Monday, June 6, 2011

Hisham denies Australian firm bought brother’s clout

Hishammuddin delivers his speech during the opening of the Dang Wangi district police headquarters, in Kuala Lumpur, June 6, 2011. — Picture by Choo Choy May
KUALA LUMPUR, June 6 — Datuk Seri Hishammuddin Hussein denied today a report that his brother was paid to help win contracts for an Australian banknote supply firm.

“I am not just denying it, it is not true,” the home minister said at a press conference here.

Australian daily The Age reported that Securency International, half-owned by Australia’s central bank, signed on Liberal Technology as its Malaysian agent in 2009 with the expectation that its biggest shareholder, Datuk Haris Onn Hussein, would “offer it access to, and influence over, Malaysia’s top politicians.”

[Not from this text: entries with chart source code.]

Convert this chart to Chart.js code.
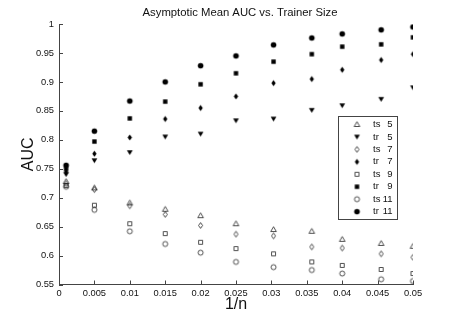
<!DOCTYPE html>
<html>
<head>
<meta charset="utf-8">
<script src="https://cdn.jsdelivr.net/npm/chart.js@4/dist/chart.umd.min.js"></script>
<style>
  html, body { margin: 0; padding: 0; background: #fff; }
  #wrap { width: 455px; height: 319px; }
</style>
</head>
<body>
<div id="wrap"><canvas id="c" width="455" height="319"></canvas></div>
<script>
// ---- data ----
const xValues = [0.001, 0.005, 0.01, 0.015, 0.02, 0.025, 0.0303, 0.0357, 0.04, 0.0455, 0.05];
const ts5  = [0.728, 0.717, 0.691, 0.680, 0.669, 0.655, 0.645, 0.642, 0.628, 0.621, 0.616];
const tr5  = [0.740, 0.764, 0.778, 0.805, 0.810, 0.833, 0.836, 0.851, 0.859, 0.870, 0.890];
const ts7  = [0.724, 0.714, 0.686, 0.671, 0.652, 0.637, 0.634, 0.615, 0.613, 0.603, 0.597];
const tr7  = [0.745, 0.776, 0.804, 0.836, 0.855, 0.875, 0.898, 0.905, 0.921, 0.938, 0.948];
const ts9  = [0.721, 0.687, 0.655, 0.638, 0.623, 0.612, 0.603, 0.589, 0.583, 0.576, 0.569];
const tr9  = [0.750, 0.797, 0.837, 0.866, 0.896, 0.915, 0.935, 0.948, 0.961, 0.965, 0.977];
const ts11 = [0.719, 0.679, 0.642, 0.620, 0.605, 0.589, 0.580, 0.575, 0.569, 0.559, 0.556];
const tr11 = [0.756, 0.815, 0.867, 0.900, 0.928, 0.945, 0.964, 0.976, 0.983, 0.990, 0.995];
const seriesLabels = ['ts 5', 'tr 5', 'ts 7', 'tr 7', 'ts 9', 'tr 9', 'ts 11', 'tr 11'];
const xTicks = [0, 0.005, 0.01, 0.015, 0.02, 0.025, 0.03, 0.035, 0.04, 0.045, 0.05];
const yTicks = [0.55, 0.6, 0.65, 0.7, 0.75, 0.8, 0.85, 0.9, 0.95, 1];

const FONT = "'Liberation Sans', Arial, Helvetica, sans-serif";

// ---- marker images (MATLAB-like) ----
function makeMarker(shape, filled) {
  const S = 11;
  const cv = document.createElement('canvas');
  cv.width = S; cv.height = S;
  const g = cv.getContext('2d');
  const c = S / 2;
  g.beginPath();
  if (shape === 'circle') {
    g.arc(c, c, filled ? 2.8 : 2.5, 0, Math.PI * 2);
  } else if (shape === 'square') {
    const h = filled ? 2.2 : 2.0;
    g.rect(c - h, c - h, 2 * h, 2 * h);
  } else if (shape === 'diamond') {
    const w = filled ? 2.2 : 2.0, hh = filled ? 3.1 : 2.9;
    g.moveTo(c, c - hh); g.lineTo(c + w, c); g.lineTo(c, c + hh); g.lineTo(c - w, c); g.closePath();
  } else if (shape === 'triUp') {
    g.moveTo(c, c - 2.8); g.lineTo(c + 2.8, c + 2.0); g.lineTo(c - 2.8, c + 2.0); g.closePath();
  } else if (shape === 'triDown') {
    g.moveTo(c - 2.9, c - 2.2); g.lineTo(c + 2.9, c - 2.2); g.lineTo(c, c + 2.4); g.closePath();
  }
  if (filled) { g.fillStyle = '#000'; g.fill(); }
  else { g.strokeStyle = '#222'; g.lineWidth = 0.8; g.stroke(); }
  return cv;
}

const markers = [
  makeMarker('triUp', false), makeMarker('triDown', true),
  makeMarker('diamond', false), makeMarker('diamond', true),
  makeMarker('square', false), makeMarker('square', true),
  makeMarker('circle', false), makeMarker('circle', true)
];
const seriesValues = [ts5, tr5, ts7, tr7, ts9, tr9, ts11, tr11];

const datasets = seriesValues.map((vals, i) => ({
  label: seriesLabels[i],
  data: xValues.map((x, j) => ({ x: x, y: vals[j] })),
  pointStyle: markers[i],
  pointRadius: 4,
  showLine: false
}));

// centre the title over the axes region like the reference
const titleShift = {
  id: 'titleShift',
  afterLayout(chart) {
    const t = chart.titleBlock;
    if (t) { t.left = 25; t.right = 455; }
  }
};

// inside ticks like MATLAB
const insideTicks = {
  id: 'insideTicks',
  afterDraw(chart) {
    const ctx = chart.ctx, a = chart.chartArea;
    const xs = chart.scales.x, ys = chart.scales.y;
    ctx.save();
    ctx.strokeStyle = '#444';
    ctx.lineWidth = 1;
    ctx.beginPath();
    xTicks.forEach(v => {
      const px = Math.round(xs.getPixelForValue(v)) + 0.5;
      ctx.moveTo(px, a.bottom); ctx.lineTo(px, a.bottom - 4);
    });
    yTicks.forEach(v => {
      const py = Math.round(ys.getPixelForValue(v)) + 0.5;
      ctx.moveTo(a.left, py); ctx.lineTo(a.left + 4, py);
    });
    ctx.stroke();
    ctx.restore();
  }
};

// boxed legend inside the axes
const boxLegend = {
  id: 'boxLegend',
  afterDraw(chart) {
    const ctx = chart.ctx;
    const x0 = 338.5, y0 = 116.5, w = 59, h = 103;
    ctx.save();
    ctx.fillStyle = '#fff';
    ctx.fillRect(x0, y0, w, h);
    ctx.strokeStyle = '#444';
    ctx.lineWidth = 1;
    ctx.strokeRect(x0, y0, w, h);
    ctx.font = '9.5px ' + FONT;
    ctx.fillStyle = '#111';
    ctx.textBaseline = 'middle';
    chart.data.datasets.forEach((ds, i) => {
      const y = 124.5 + 12.45 * i;
      const m = ds.pointStyle;
      ctx.drawImage(m, 357 - m.width / 2, y - m.height / 2);
      const parts = ds.label.split(' ');
      ctx.textAlign = 'left';
      ctx.fillText(parts[0], 373, y);
      ctx.textAlign = 'right';
      ctx.fillText(parts[1], 392.5, y);
    });
    ctx.restore();
  }
};

const fmt = v => String(+(+v).toFixed(4));

new Chart(document.getElementById('c'), {
  type: 'scatter',
  data: { datasets: datasets },
  options: {
    responsive: false,
    animation: false,
    devicePixelRatio: 1,
    events: [],
    layout: { padding: { left: 0, right: 42, top: 0, bottom: 0 } },
    plugins: {
      legend: { display: false },
      tooltip: { enabled: false },
      title: {
        display: true,
        text: 'Asymptotic Mean AUC vs. Trainer Size',
        color: '#111',
        font: { family: FONT, size: 11.3, weight: 'normal' },
        padding: { top: 6, bottom: 4.5 }
      }
    },
    scales: {
      x: {
        type: 'linear',
        min: 0, max: 0.05,
        afterFit: s => { s.height = 34.5; },
        afterBuildTicks: s => { s.ticks = xTicks.map(v => ({ value: v })); },
        grid: { display: false, drawTicks: false },
        border: { display: true, color: '#444', width: 1 },
        ticks: {
          color: '#111', padding: 3,
          font: { family: FONT, size: 9.3 },
          maxRotation: 0, autoSkip: false,
          callback: fmt
        },
        title: {
          display: true, text: '1/n', color: '#111',
          font: { family: FONT, size: 16 },
          padding: { top: 0, bottom: 4.4 }
        }
      },
      y: {
        type: 'linear',
        min: 0.55, max: 1,
        afterFit: s => { s.width = 59; },
        afterBuildTicks: s => { s.ticks = yTicks.map(v => ({ value: v })); },
        grid: { display: false, drawTicks: false },
        border: { display: true, color: '#444', width: 1 },
        ticks: {
          color: '#111', padding: 5,
          font: { family: FONT, size: 9.3 },
          autoSkip: false,
          callback: fmt
        },
        title: {
          display: true, text: 'AUC', color: '#111',
          font: { family: FONT, size: 16 },
          padding: { top: 18.5, bottom: 0 }
        }
      }
    }
  },
  plugins: [titleShift, insideTicks, boxLegend]
});
</script>
</body>
</html>
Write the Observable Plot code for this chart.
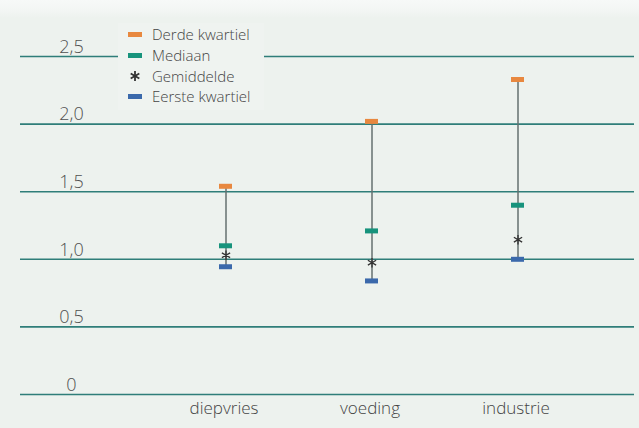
<!DOCTYPE html>
<html>
<head>
<meta charset="utf-8">
<script src="https://cdn.jsdelivr.net/npm/d3@7"></script>
<script src="https://cdn.jsdelivr.net/npm/@observablehq/plot@0.6"></script>
<style>
  html, body { margin: 0; padding: 0; background: #edf2ee; }
  #wrap { position: relative; width: 639px; height: 428px; font-family: "Open Sans", sans-serif; font-weight: 300;
          background: linear-gradient(to bottom, #f7f9f8 0px, #f3f6f4 10px, #edf2ee 18px); }
  #legend { position: absolute; left: 118px; top: 23px; width: 146px; background: #eff3f0; padding: 1px 0 3px 0; }
  .item { display: flex; align-items: center; height: 20.7px; font-size: 15px; color: #444; font-weight: 300; }
  .sw { width: 16px; margin-left: 9px; margin-right: 9px; display: flex; justify-content: center; align-items: center; }
  .bar { width: 14px; height: 5px; }
</style>
</head>
<body>
<div id="wrap"></div>
<script>
const categories = ["diepvries", "voeding", "industrie"];
const q3 = [1.54, 2.02, 2.33];
const median = [1.10, 1.21, 1.40];
const mean = [1.03, 0.975, 1.145];
const q1 = [0.945, 0.84, 1.0];
const yTicks = [0, 0.5, 1.0, 1.5, 2.0, 2.5];
const yTickLabels = ["0", "0,5", "1,0", "1,5", "2,0", "2,5"];
const legendLabels = ["Derde kwartiel", "Mediaan", "Gemiddelde", "Eerste kwartiel"];

const colors = { q3: "#e8883f", median: "#17937c", mean: "#333", q1: "#3b69ab" };

const rows = categories.map((c, i) => ({ cat: c, q1: q1[i], q3: q3[i], median: median[i], mean: mean[i] }));
const ticks = yTicks.map((v, i) => ({ v, label: yTickLabels[i] }));

const font = "Open Sans, sans-serif";

const plot = Plot.plot({
  width: 639,
  height: 428,
  marginLeft: 20,
  marginRight: 5,
  marginTop: 0,
  marginBottom: 0,
  style: { background: "transparent", fontFamily: font, fontWeight: 300 },
  x: { type: "band", domain: categories, range: [85, 658], padding: 0.911, axis: null },
  y: { domain: [0, 2.5], range: [394, 56], axis: null },
  marks: [
    Plot.ruleY(ticks, { y: "v", stroke: "#2f7e79", strokeWidth: 1.6 }),
    Plot.text(ticks, { y: "v", text: "label", frameAnchor: "left", dx: 51, dy: -9.5, textAnchor: "middle", fontSize: 18, fill: "#505050" }),
    Plot.ruleX(rows, { x: "cat", y1: "q1", y2: "q3", stroke: "#65716f", strokeWidth: 1.5 }),
    Plot.tickY(rows, { x: "cat", y: "q3", stroke: colors.q3, strokeWidth: 5 }),
    Plot.tickY(rows, { x: "cat", y: "median", stroke: colors.median, strokeWidth: 5 }),
    Plot.tickY(rows, { x: "cat", y: "q1", stroke: colors.q1, strokeWidth: 5 }),
    Plot.dot(rows, { x: "cat", y: "mean", symbol: "asterisk", r: 4.5, stroke: colors.mean, strokeWidth: 1.3 }),
    Plot.text(categories, { x: d => d, text: d => d, frameAnchor: "bottom", dx: -2, dy: -15, fontSize: 17, fill: "#444" })
  ]
});

const wrap = document.getElementById("wrap");
wrap.appendChild(plot);

const legend = document.createElement("div");
legend.id = "legend";
const swatches = [
  `<div class="bar" style="background:${colors.q3}"></div>`,
  `<div class="bar" style="background:${colors.median}"></div>`,
  `<svg width="14" height="14" viewBox="-7 -7 14 14"><g stroke="#333" stroke-width="1.8"><line x1="0" y1="-5" x2="0" y2="5"/><line x1="-4.3" y1="-2.5" x2="4.3" y2="2.5"/><line x1="-4.3" y1="2.5" x2="4.3" y2="-2.5"/></g></svg>`,
  `<div class="bar" style="background:${colors.q1}"></div>`
];
legend.innerHTML = legendLabels.map((l, i) => `<div class="item"><div class="sw">${swatches[i]}</div><span>${l}</span></div>`).join("");
wrap.appendChild(legend);
</script>
</body>
</html>
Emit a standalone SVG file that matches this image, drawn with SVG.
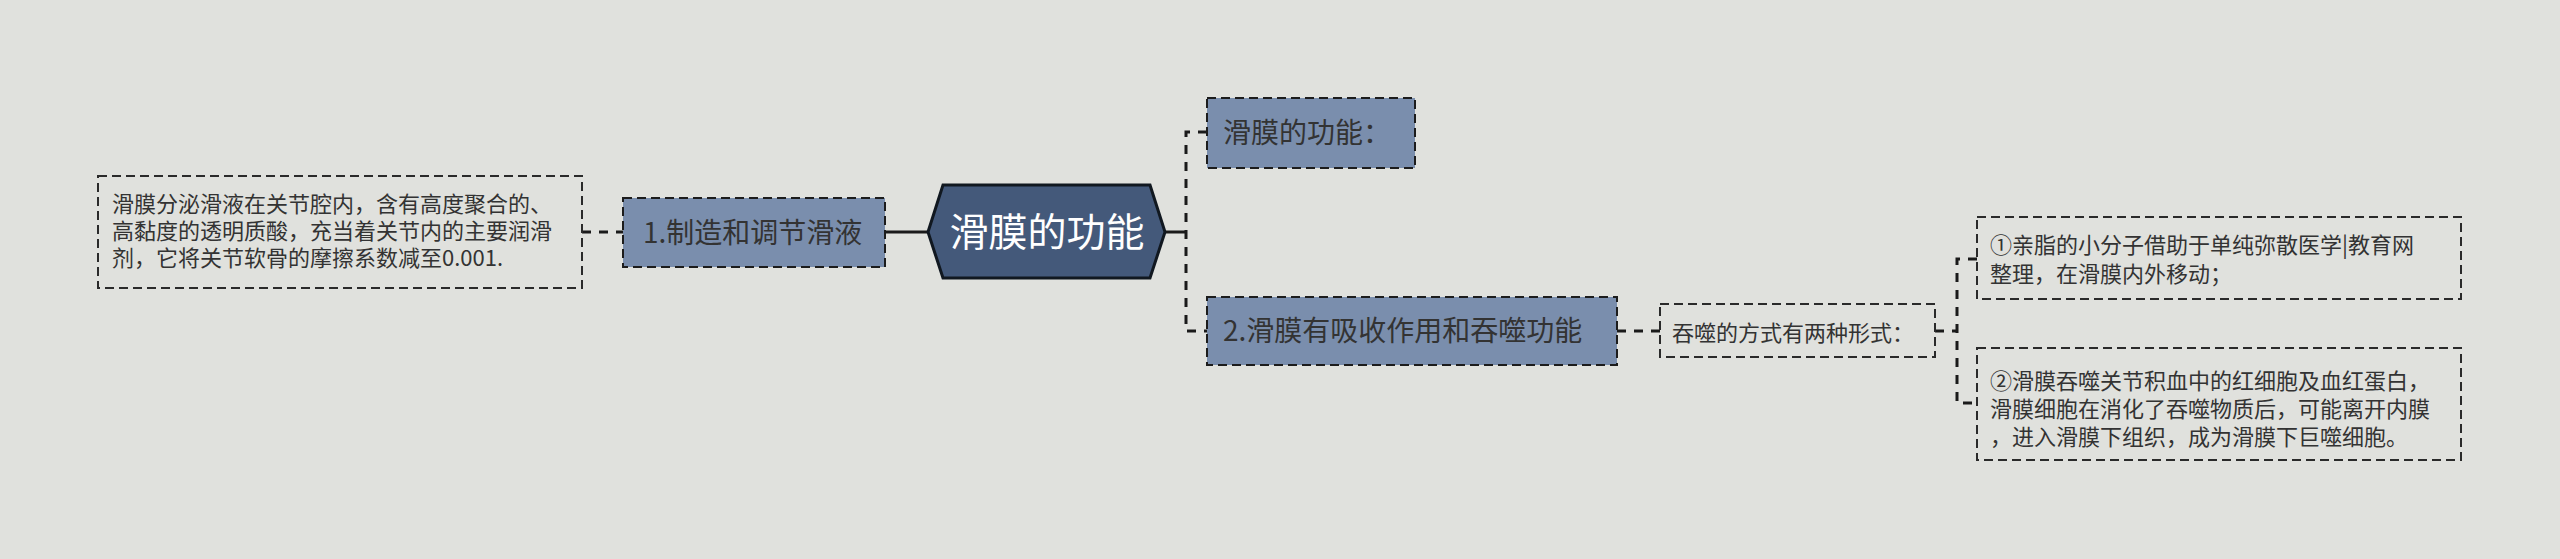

Haris, also chairman of Liberal Technology, is Prime Minister Datuk Seri Najib Razak’s cousin and brother to Hishammuddin, who will head to Canberra soon to sign a deal which will see Australia transfer 800 asylum seekers to Malaysia and accept 4,000 refugees in return.

“My brother? One, I tell you the truth, I don’t know what my brother is doing. Secondly, I don’t think Australia would do it. Thirdly, there is no link at all to what I’m doing with Australia, simple as that,” the Umno vice president added.

However, Securency is not believed to have won any further banknote supply contracts from the Malaysian government despite engaging Haris, who owns shares in or sits on the board of several companies that have benefited from government concessions like mandatory security labels for cigarette and alcohol manufacturers, and toll highways.

The Age also stressed that it was not suggesting that either Najib or Hishammuddin were involved in Securency’s dealings here.

The company last won a major contract here in 2004 and a smaller one in 1998 with the help of arms broker and former Umno official Abdul Kayum Syed Ahmad.

He has since been arrested and questioned by the Malaysian Anti-Corruption Commission (MACC) over the deals and his use of commissions paid by the Reserve Bank of Australia (RBA) firm.

Securency, a leading global supplier of plastic banknotes, has been investigated for two years by the Australian Federal Police and the British Serious Fraud Office for allegedly bribing public officials in Malaysia, Indonesia, Vietnam and Nigeria to win supply contracts.

Under Australian law, it is a criminal offence for a company or individual to pay, or offer a benefit to, foreign government officials or their close relatives to obtain a business advantage.

Australia has yet to prosecute a foreign bribery case, but Securency — which has four RBA-appointed directors on its board — may be the first following a two-year federal investigation and the arrest and questioning of some employees and agents last year. RBA governor Glenn Stevens told an Australian federal parliamentary committee in November that he had not seen any evidence to suggest the bank’s appointees to the Securency board had acted inappropriately.

The central bank plans to sell its stake in Securency.